Spreading between the Venetian Lighthouse and Firka fortress, this is certainly the busiest part of the coastal front cherishing ample history and fascinating images. Cafes, tavernas couples strolling hand in hand, children playing, stalls selling corn and all kinds of nuts…The lighthouse is not open to the public due to its sensitive structure but you can make it your starting point, pass successively from Akti Enoseos, Akti Tompazi and that of Koundourioti until you reach the other end of the large bay and the Venetian Firka fortress.
Photo: Flickr_Stavros Markopoulos
North coastal front
The coastal front between the western outskirts of Chania and up to Kastelli area is full of hotels and resorts, restaurants, stunning beaches and numerous beach bars and nightclubs. Visit the abandoned Pano Platanias village and admire old mansions and quaint alleyways. Back down at the beachfront choose Maleme and Gerani for your swims and a4 Kmstretch of fine sand. Even if you are not the partying type it is worthy to visit the areas of Ayia Marina, Platanias, Maleme and Gerani after dark too…at least once.
Photo: George Lizardos
Large settlement covering a circular peninsula north-east of Chania Town ideal for nature lovers and bearing numerous traditional villages, plenty of archaeological sites, unspoilt gorges, countless beaches, rocky bays and a hill range cherishing dozens of caves.

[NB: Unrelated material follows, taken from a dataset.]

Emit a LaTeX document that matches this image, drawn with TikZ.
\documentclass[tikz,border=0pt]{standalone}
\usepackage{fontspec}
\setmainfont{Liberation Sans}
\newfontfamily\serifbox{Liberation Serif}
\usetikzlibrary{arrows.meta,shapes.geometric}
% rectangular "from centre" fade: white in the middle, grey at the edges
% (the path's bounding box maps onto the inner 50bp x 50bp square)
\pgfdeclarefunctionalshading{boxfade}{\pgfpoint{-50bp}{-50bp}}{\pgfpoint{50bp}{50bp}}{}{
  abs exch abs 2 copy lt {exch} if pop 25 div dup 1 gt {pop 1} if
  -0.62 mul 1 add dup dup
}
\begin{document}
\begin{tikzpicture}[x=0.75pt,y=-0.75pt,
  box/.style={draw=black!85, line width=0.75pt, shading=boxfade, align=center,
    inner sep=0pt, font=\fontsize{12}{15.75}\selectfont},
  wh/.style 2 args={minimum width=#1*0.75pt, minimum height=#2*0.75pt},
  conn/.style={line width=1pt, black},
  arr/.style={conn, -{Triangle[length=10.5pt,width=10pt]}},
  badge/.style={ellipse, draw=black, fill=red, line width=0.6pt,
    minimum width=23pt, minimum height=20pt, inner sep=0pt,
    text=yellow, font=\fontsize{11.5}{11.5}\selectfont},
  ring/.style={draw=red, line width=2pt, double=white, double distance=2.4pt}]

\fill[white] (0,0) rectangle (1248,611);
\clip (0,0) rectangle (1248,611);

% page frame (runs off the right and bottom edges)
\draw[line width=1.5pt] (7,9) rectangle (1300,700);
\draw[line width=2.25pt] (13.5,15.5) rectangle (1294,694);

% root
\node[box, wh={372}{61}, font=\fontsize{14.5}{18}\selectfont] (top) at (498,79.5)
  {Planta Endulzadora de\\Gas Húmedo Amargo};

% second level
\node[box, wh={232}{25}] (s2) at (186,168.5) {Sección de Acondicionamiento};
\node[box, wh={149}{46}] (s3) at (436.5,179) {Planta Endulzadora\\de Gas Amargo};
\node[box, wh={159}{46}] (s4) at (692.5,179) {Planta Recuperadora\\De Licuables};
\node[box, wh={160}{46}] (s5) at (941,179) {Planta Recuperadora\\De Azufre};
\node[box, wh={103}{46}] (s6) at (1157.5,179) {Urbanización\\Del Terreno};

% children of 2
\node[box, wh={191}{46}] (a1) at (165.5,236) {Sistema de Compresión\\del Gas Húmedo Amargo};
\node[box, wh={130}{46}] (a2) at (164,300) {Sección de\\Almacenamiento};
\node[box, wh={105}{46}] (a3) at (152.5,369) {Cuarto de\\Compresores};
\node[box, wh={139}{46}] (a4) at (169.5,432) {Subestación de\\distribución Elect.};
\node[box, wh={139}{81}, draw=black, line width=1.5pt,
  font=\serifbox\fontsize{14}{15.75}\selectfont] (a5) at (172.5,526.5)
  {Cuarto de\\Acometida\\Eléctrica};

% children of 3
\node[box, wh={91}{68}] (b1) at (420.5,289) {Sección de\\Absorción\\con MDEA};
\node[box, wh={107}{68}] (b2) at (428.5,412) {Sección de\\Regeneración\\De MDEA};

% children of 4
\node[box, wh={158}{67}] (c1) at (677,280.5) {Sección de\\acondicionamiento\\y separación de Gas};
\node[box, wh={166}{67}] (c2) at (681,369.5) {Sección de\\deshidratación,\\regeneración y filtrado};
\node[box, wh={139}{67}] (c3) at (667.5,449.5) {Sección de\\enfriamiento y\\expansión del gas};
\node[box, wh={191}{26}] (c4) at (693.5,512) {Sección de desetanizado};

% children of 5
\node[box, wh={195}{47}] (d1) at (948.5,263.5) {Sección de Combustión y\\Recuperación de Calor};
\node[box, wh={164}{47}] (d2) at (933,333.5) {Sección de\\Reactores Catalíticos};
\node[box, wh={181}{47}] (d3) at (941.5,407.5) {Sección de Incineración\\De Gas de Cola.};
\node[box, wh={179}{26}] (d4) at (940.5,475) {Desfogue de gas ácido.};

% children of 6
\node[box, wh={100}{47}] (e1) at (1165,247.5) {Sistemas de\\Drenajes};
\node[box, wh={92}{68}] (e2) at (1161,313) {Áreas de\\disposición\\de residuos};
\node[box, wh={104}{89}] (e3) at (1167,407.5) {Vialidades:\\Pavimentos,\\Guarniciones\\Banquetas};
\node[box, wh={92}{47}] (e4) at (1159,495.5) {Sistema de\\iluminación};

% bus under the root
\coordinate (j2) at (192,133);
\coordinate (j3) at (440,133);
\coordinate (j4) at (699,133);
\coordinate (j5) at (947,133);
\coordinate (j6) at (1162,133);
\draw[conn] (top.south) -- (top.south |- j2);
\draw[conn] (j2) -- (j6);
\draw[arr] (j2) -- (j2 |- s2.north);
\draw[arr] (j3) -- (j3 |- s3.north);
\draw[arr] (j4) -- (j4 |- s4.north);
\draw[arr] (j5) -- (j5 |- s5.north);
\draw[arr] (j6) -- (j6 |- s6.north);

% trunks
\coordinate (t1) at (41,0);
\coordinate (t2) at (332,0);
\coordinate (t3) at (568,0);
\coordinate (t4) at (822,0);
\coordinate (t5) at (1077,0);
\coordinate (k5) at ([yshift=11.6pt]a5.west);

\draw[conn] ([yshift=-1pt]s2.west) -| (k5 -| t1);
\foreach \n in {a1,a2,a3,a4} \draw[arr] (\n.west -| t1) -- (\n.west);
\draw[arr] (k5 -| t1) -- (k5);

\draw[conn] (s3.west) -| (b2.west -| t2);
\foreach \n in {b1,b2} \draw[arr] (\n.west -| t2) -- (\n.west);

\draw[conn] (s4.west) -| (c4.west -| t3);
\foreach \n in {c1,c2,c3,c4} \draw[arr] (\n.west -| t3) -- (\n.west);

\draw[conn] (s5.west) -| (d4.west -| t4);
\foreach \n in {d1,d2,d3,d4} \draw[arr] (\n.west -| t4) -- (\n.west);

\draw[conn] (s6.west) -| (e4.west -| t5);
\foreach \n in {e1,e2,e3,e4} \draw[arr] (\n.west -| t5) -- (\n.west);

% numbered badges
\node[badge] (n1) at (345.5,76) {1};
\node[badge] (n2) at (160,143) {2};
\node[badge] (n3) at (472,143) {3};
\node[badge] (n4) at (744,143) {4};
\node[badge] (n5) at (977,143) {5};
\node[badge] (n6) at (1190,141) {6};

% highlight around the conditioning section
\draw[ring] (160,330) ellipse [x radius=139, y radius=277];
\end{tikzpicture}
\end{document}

Akrotiri is blooming of monasteries, churches and chapels worthy to discover, such as Gouvernetou Monastery. You may also like to visit Souda islet opposite. Alternatively, enjoy the impressive beaches of Kalathas, Stavros and Marathi and feast on fresh fish at the wide range of eateries.
Photo: Flickr_Theophilos Papadopoulos
Chania county beaches
You may find that you need a car if you wish to discover the tropical coasts of Chania, some of which are even further than 50 Km away from Chania Town…But, you must also know that the reward you will be receiving for your effort cannot be measured in words. Even describing the Caribbean-like beaches of Chania yields to curiosity. Falassarna, Balos, Elafonisi -to mention just a few- will fully compensate you with their endless blue and their billions of golden grains of sand. Most beaches are well organised and almost all have been awarded with a blue flag year after year, after year…
Photo: Flickr_Anastassios Fourikis
Southern side of Chania county
Souyia, Paleochora, Sfakia and Gavdos island opposite can only be discovered if you are eager to be located in unique surroundings…Rent a jeep and be prepared to take dirt roads to reach the exquisite spots on the wild side of the county. Explore isolated villages and incredible beaches at ease. Allow a few days ahead and pick a place to camp over night with the sole company of the stars and yourselves. For an authentic feast of Cretan food with gorgeous views, pick a table at “Sholio” (tel: 0030 28230 83001, prices range from 10 to 15 euro/person). Last but not least, take the small boat from Sfakia to the southernmost tip of Europe, Gavdos island, and truly experience what paradise on earth signifies.